-------- GIVEN INFORMATION --------

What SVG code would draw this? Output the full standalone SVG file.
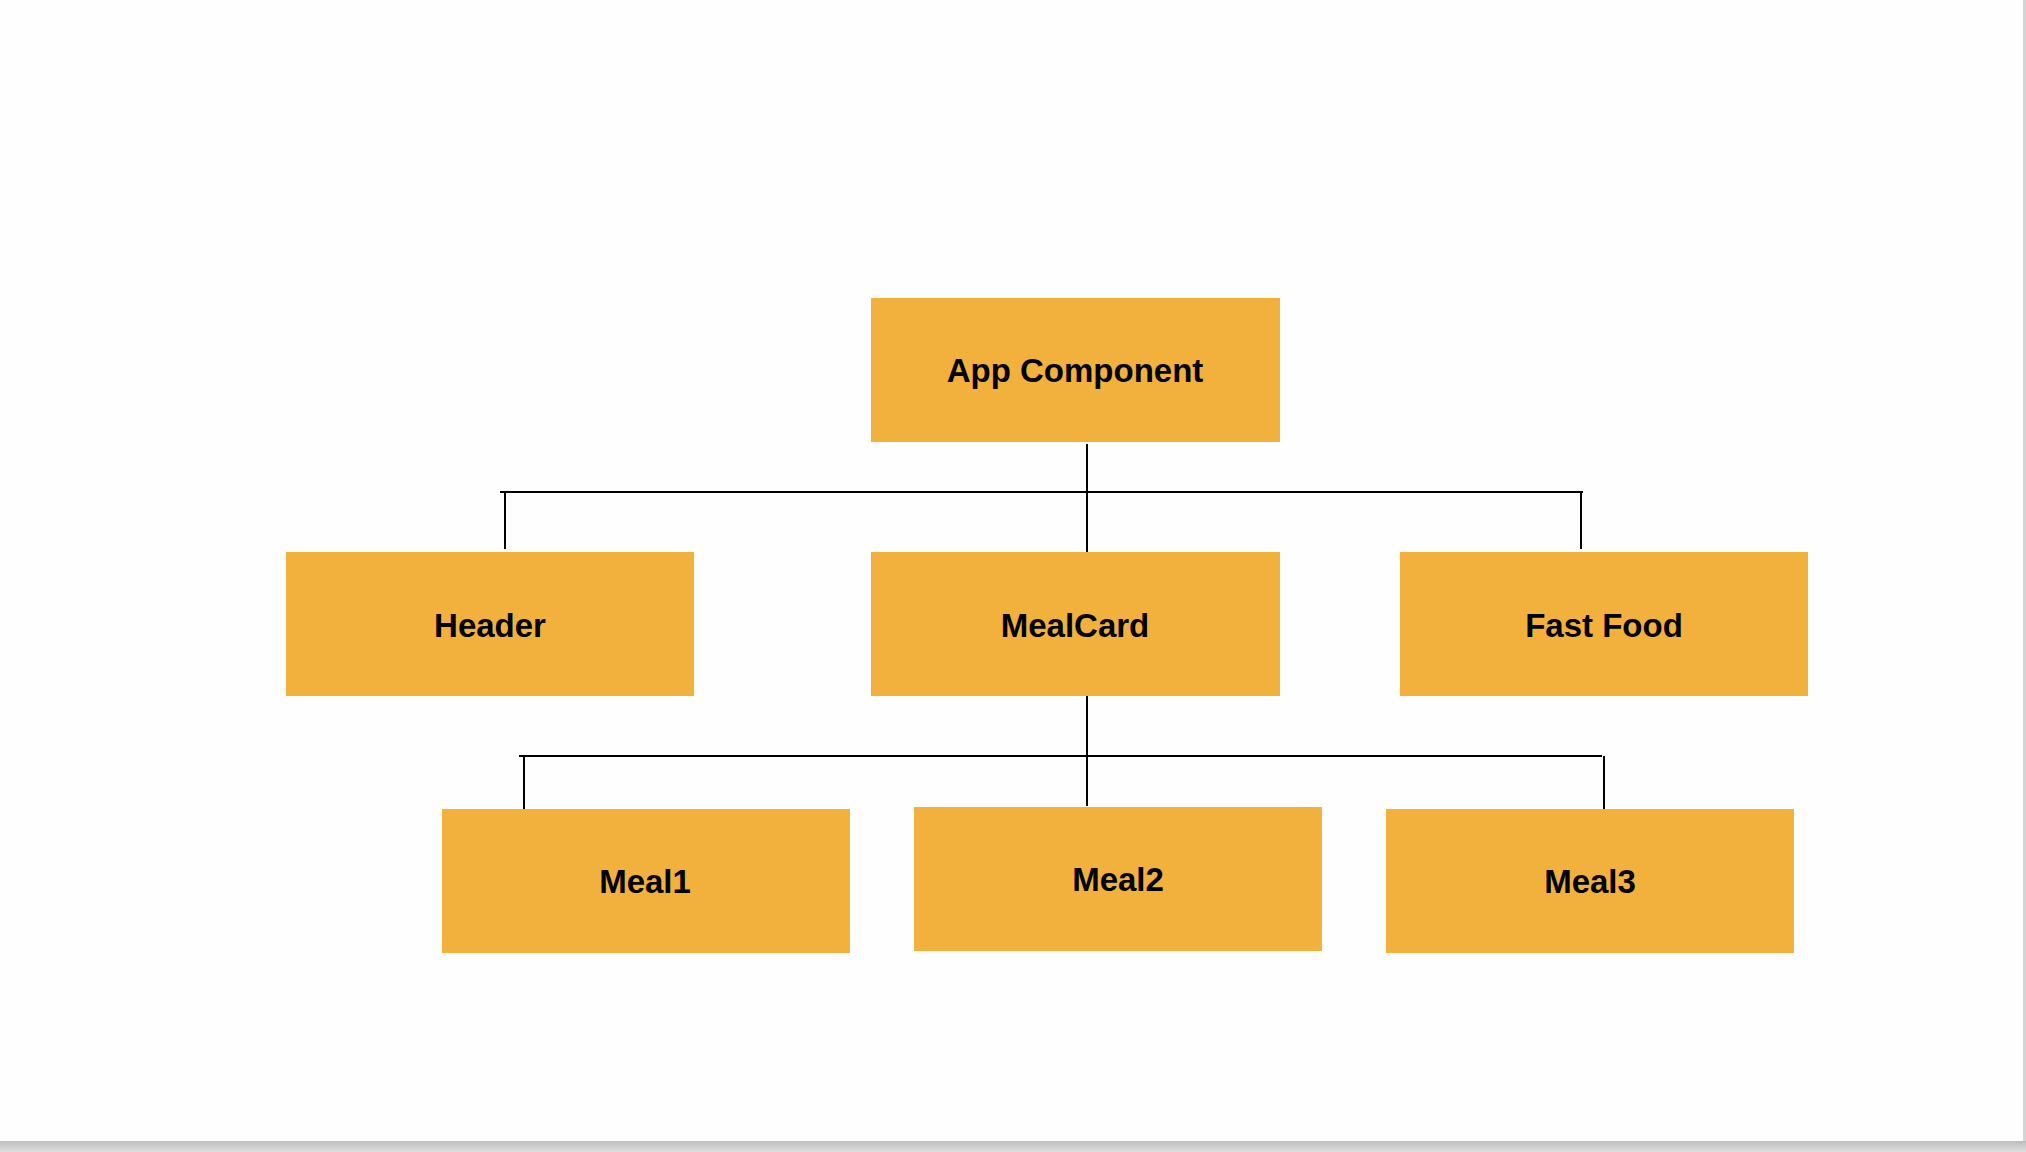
<svg xmlns="http://www.w3.org/2000/svg" width="2026" height="1152" viewBox="0 0 2026 1152">
<defs>
<linearGradient id="shadow" x1="0" y1="0" x2="0" y2="1">
<stop offset="0" stop-color="#bdbdbd"/>
<stop offset="1" stop-color="#dedede"/>
</linearGradient>
</defs>
<style>
.box{fill:#F2B13D}
.lbl{font-family:"Liberation Sans",Arial,sans-serif;font-weight:bold;font-size:33px;fill:#000;text-anchor:middle}
.conn line{stroke:#000;stroke-width:2}
</style>
<rect x="0" y="0" width="2026" height="1152" fill="#fefefe"/>
<rect x="2023" y="0" width="3" height="1141" fill="#d4d4d4"/>
<rect x="0" y="1141" width="2026" height="11" fill="url(#shadow)"/>
<g id="connectors" class="conn">
<line x1="1087" y1="444" x2="1087" y2="557"/>
<line x1="500" y1="492" x2="1583" y2="492"/>
<line x1="505" y1="492" x2="505" y2="549"/>
<line x1="1581" y1="492" x2="1581" y2="549"/>
<line x1="1087" y1="693" x2="1087" y2="806"/>
<line x1="519" y1="756" x2="1602" y2="756"/>
<line x1="524" y1="756" x2="524" y2="813"/>
<line x1="1604" y1="756" x2="1604" y2="813"/>
</g>
<g id="app">
<rect class="box" x="871" y="298" width="409" height="144"/>
<text class="lbl" x="1075" y="382">App Component</text>
</g>
<g id="header">
<rect class="box" x="286" y="552" width="408" height="144"/>
<text class="lbl" x="490" y="637">Header</text>
</g>
<g id="mealcard">
<rect class="box" x="871" y="552" width="409" height="144"/>
<text class="lbl" x="1075" y="637">MealCard</text>
</g>
<g id="fastfood">
<rect class="box" x="1400" y="552" width="408" height="144"/>
<text class="lbl" x="1604" y="637">Fast Food</text>
</g>
<g id="meal1">
<rect class="box" x="442" y="809" width="408" height="144"/>
<text class="lbl" x="645" y="893">Meal1</text>
</g>
<g id="meal2">
<rect class="box" x="914" y="807" width="408" height="144"/>
<text class="lbl" x="1118" y="891">Meal2</text>
</g>
<g id="meal3">
<rect class="box" x="1386" y="809" width="408" height="144"/>
<text class="lbl" x="1590" y="893">Meal3</text>
</g>
</svg>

--------

### [GIVEN EXERCISE]
Transcribe the listing above verbatim. Omit the pictures.

### [WRITTEN RESPONSE]
What SVG code would draw this? Output the full standalone SVG file.
<svg xmlns="http://www.w3.org/2000/svg" width="2026" height="1152" viewBox="0 0 2026 1152">
<defs>
<linearGradient id="shadow" x1="0" y1="0" x2="0" y2="1">
<stop offset="0" stop-color="#bdbdbd"/>
<stop offset="1" stop-color="#dedede"/>
</linearGradient>
</defs>
<style>
.box{fill:#F2B13D}
.lbl{font-family:"Liberation Sans",Arial,sans-serif;font-weight:bold;font-size:33px;fill:#000;text-anchor:middle}
.conn line{stroke:#000;stroke-width:2}
</style>
<rect x="0" y="0" width="2026" height="1152" fill="#fefefe"/>
<rect x="2023" y="0" width="3" height="1141" fill="#d4d4d4"/>
<rect x="0" y="1141" width="2026" height="11" fill="url(#shadow)"/>
<g id="connectors" class="conn">
<line x1="1087" y1="444" x2="1087" y2="557"/>
<line x1="500" y1="492" x2="1583" y2="492"/>
<line x1="505" y1="492" x2="505" y2="549"/>
<line x1="1581" y1="492" x2="1581" y2="549"/>
<line x1="1087" y1="693" x2="1087" y2="806"/>
<line x1="519" y1="756" x2="1602" y2="756"/>
<line x1="524" y1="756" x2="524" y2="813"/>
<line x1="1604" y1="756" x2="1604" y2="813"/>
</g>
<g id="app">
<rect class="box" x="871" y="298" width="409" height="144"/>
<text class="lbl" x="1075" y="382">App Component</text>
</g>
<g id="header">
<rect class="box" x="286" y="552" width="408" height="144"/>
<text class="lbl" x="490" y="637">Header</text>
</g>
<g id="mealcard">
<rect class="box" x="871" y="552" width="409" height="144"/>
<text class="lbl" x="1075" y="637">MealCard</text>
</g>
<g id="fastfood">
<rect class="box" x="1400" y="552" width="408" height="144"/>
<text class="lbl" x="1604" y="637">Fast Food</text>
</g>
<g id="meal1">
<rect class="box" x="442" y="809" width="408" height="144"/>
<text class="lbl" x="645" y="893">Meal1</text>
</g>
<g id="meal2">
<rect class="box" x="914" y="807" width="408" height="144"/>
<text class="lbl" x="1118" y="891">Meal2</text>
</g>
<g id="meal3">
<rect class="box" x="1386" y="809" width="408" height="144"/>
<text class="lbl" x="1590" y="893">Meal3</text>
</g>
</svg>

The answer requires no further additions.